JLJ - scripts have a use in artificial intelligence as a guide to action - how can we effectively use them when playing a board game such as chess?

p.32 Sometimes we deliberately influence what we notice. Self-indication occurs when we point out certain things to ourselves. In many ways, education is a process of learning to indicate to ourselves things we hadn't seen.

p.33 What we select to notice is also influenced by who we are and what is going on inside us. Our motives and needs affect what we see and don't see.

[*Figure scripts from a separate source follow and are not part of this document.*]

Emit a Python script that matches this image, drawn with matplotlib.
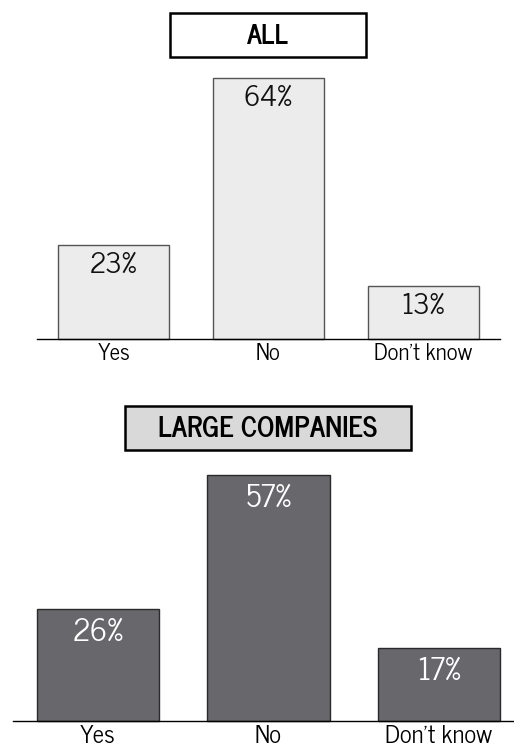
import matplotlib
matplotlib.use("Agg")
import matplotlib.pyplot as plt
from matplotlib.patches import Rectangle

# News Gothic look-alike first, then condensed fallbacks
plt.rcParams['font.family'] = ['News Cycle', 'Roboto Condensed', 'DejaVu Sans']

# data
categories = ["Yes", "No", "Don't know"]
all_values = [23, 64, 13]
large_values = [26, 57, 17]
titles = ["ALL", "LARGE COMPANIES"]

W, H = 514, 749
fig = plt.figure(figsize=(W / 100, H / 100), dpi=100)


def px_axes(x0, x1, y_top, y_base):
	"""axes from pixel coords (measured from top-left)"""
	return fig.add_axes([x0 / W, (H - y_base) / H, (x1 - x0) / W, (y_base - y_top) / H])


def title_box(x0, x1, y0, y1, text, face, size):
	fig.patches.append(Rectangle((x0 / W, (H - y1) / H), (x1 - x0) / W, (y1 - y0) / H,
		transform=fig.transFigure, facecolor=face, edgecolor='black', linewidth=1.8))
	fig.text((x0 + x1) / 2 / W, (H - (y0 + y1) / 2 - 1.5) / H, text, ha='center', va='center',
		fontsize=size, fontweight='bold', color='black')


def draw_bars(ax, values, xlim, face, edge, txt_color, lbl_size, pct_size, pad, off):
	x = list(range(len(values)))
	bars = ax.bar(x, values, width=0.716, color=face, edgecolor=edge, linewidth=1.0, clip_on=False)
	for b, v in zip(bars, values):
		ax.annotate(f"{v}%", (b.get_x() + b.get_width() / 2, v), xytext=(0, off),
			textcoords='offset points', ha='center', va='top', fontsize=pct_size,
			color=txt_color, annotation_clip=False)
	ax.set_xlim(*xlim)
	ax.set_ylim(0, max(values))
	ax.set_xticks(x)
	ax.set_xticklabels(categories, fontsize=lbl_size)
	ax.tick_params(axis='x', length=0, pad=pad)
	ax.set_yticks([])
	for s in ['top', 'left', 'right']:
		ax.spines[s].set_visible(False)
	ax.spines['bottom'].set_linewidth(1.0)
	ax.spines['bottom'].set_color('black')
	ax.patch.set_visible(False)


# top: all respondents
ax1 = px_axes(37, 500, 78, 339)
draw_bars(ax1, all_values, (-0.494, 2.494), '#ebeceb', '#555555', '#111111', 16.5, 20.5, 3, -5)
title_box(170, 366, 13, 57, titles[0], 'white', 19.5)

# bottom: large companies
ax2 = px_axes(13, 514, 475, 721)
draw_bars(ax2, large_values, (-0.4985, 2.44), '#68676c', '#2a2a2a', 'white', 18, 22, 3, -6.5)
title_box(125, 411, 406, 450, titles[1], '#d9d9d9', 20)

fig.savefig("out.png", dpi=100)
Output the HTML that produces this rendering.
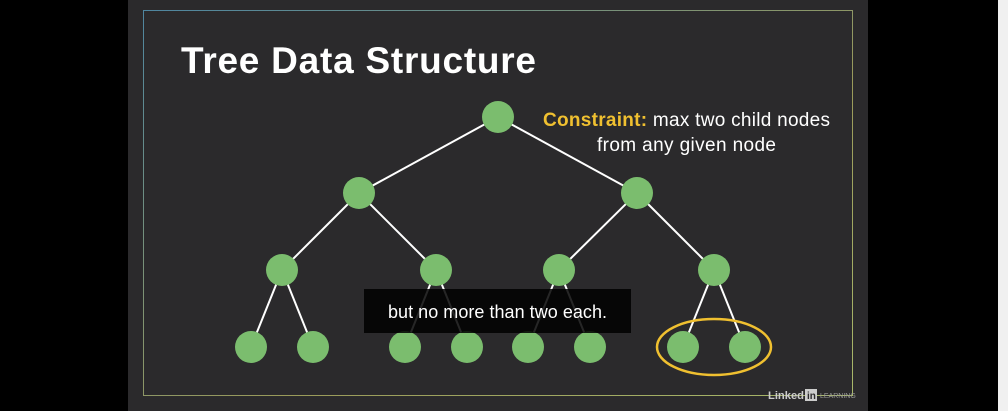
<!DOCTYPE html>
<html><head><style>
html,body{margin:0;padding:0;width:1008px;height:411px;overflow:hidden;background:#000;}
</style></head><body>
<svg width="1008" height="411" xmlns="http://www.w3.org/2000/svg" style="position:absolute;left:0;top:0">
<defs>
<linearGradient id="fr" x1="0" y1="0" x2="1" y2="1">
<stop offset="0" stop-color="#4f86a0"/><stop offset="0.6" stop-color="#9a9a5a"/><stop offset="1" stop-color="#a8b86a"/>
</linearGradient>
</defs>
<rect x="0" y="0" width="1008" height="411" fill="#000"/>
<rect x="998" y="0" width="10" height="411" fill="#f0f0f0"/>
<rect x="128" y="0" width="740" height="411" fill="#2b2a2c"/>
<rect x="143.5" y="10.5" width="709" height="385" fill="none" stroke="url(#fr)" stroke-width="1"/>
<text x="181" y="73" font-family="Liberation Sans, sans-serif" font-weight="bold" font-size="37" fill="#fff" textLength="355" lengthAdjust="spacing">Tree Data Structure</text>
<text x="543" y="126" font-family="Liberation Sans, sans-serif" font-size="19" fill="#fff" textLength="287" lengthAdjust="spacing"><tspan fill="#f0c030" font-weight="bold">Constraint:</tspan> max two child nodes</text>
<text x="597" y="151" font-family="Liberation Sans, sans-serif" font-size="19" fill="#fff" textLength="179" lengthAdjust="spacing">from any given node</text>
<g stroke="#fff" stroke-width="2">
<line x1="498" y1="117" x2="359" y2="193"/><line x1="498" y1="117" x2="637" y2="193"/>
<line x1="359" y1="193" x2="282" y2="270"/><line x1="359" y1="193" x2="436" y2="270"/>
<line x1="637" y1="193" x2="559" y2="270"/><line x1="637" y1="193" x2="714" y2="270"/>
<line x1="282" y1="270" x2="251" y2="347"/><line x1="282" y1="270" x2="313" y2="347"/>
<line x1="436" y1="270" x2="405" y2="347"/><line x1="436" y1="270" x2="467" y2="347"/>
<line x1="559" y1="270" x2="528" y2="347"/><line x1="559" y1="270" x2="590" y2="347"/>
<line x1="714" y1="270" x2="683" y2="347"/><line x1="714" y1="270" x2="745" y2="347"/>
</g>
<g fill="#7bbd6e">
<circle cx="498" cy="117" r="16"/>
<circle cx="359" cy="193" r="16"/><circle cx="637" cy="193" r="16"/>
<circle cx="282" cy="270" r="16"/><circle cx="436" cy="270" r="16"/><circle cx="559" cy="270" r="16"/><circle cx="714" cy="270" r="16"/>
<circle cx="251" cy="347" r="16"/><circle cx="313" cy="347" r="16"/><circle cx="405" cy="347" r="16"/><circle cx="467" cy="347" r="16"/>
<circle cx="528" cy="347" r="16"/><circle cx="590" cy="347" r="16"/><circle cx="683" cy="347" r="16"/><circle cx="745" cy="347" r="16"/>
</g>
<ellipse cx="714" cy="347" rx="57" ry="28" fill="none" stroke="#f0c030" stroke-width="2.5"/>
<rect x="364" y="289" width="267" height="44" fill="rgba(0,0,0,0.85)"/>
<text x="388" y="318" font-family="Liberation Sans, sans-serif" font-size="18" fill="#fff" textLength="219" lengthAdjust="spacing">but no more than two each.</text>
<text x="768" y="399" font-family="Liberation Sans, sans-serif" font-weight="bold" font-size="11" fill="#ccc" textLength="36" lengthAdjust="spacingAndGlyphs">Linked</text>
<rect x="805" y="389" width="12" height="12" fill="#ccc"/>
<text x="807" y="399" font-family="Liberation Sans, sans-serif" font-weight="bold" font-size="10" fill="#2b2a2c">in</text>
<text x="820" y="398" font-family="Liberation Sans, sans-serif" font-size="7" fill="#999">LEARNING</text>
</svg>
</body></html>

p.33-34 Once we have selected what to notice, we must make sense of it... we organize [perceptions] in ways that make them meaningful to us. The most useful theory for explaining how we organize perceptions is constructivism, the theory that we organize and interpret experience by applying cognitive structures called schemata

p.34 We use four types of cognitive schemata to make sense of perceptions: prototypes, personal constructs, stereotypes, and scripts (Fehr, 1993; Hewes, 1995).

p.36 To organize perceptions, we also use scripts, which are guides to action based on what we've experienced and observed. A script consists of a sequence of activities that define what we and others are expected to do in specific situations. Many of our daily activities are governed by scripts, although we're often unaware of them... in most of our activities, we use scripts to organize perceptions into lines of action... scripts are cognitive schemata that we use to organize our perceptions of... situations. They help us make sense of what we notice and help us anticipate how we and others will act in particular situations.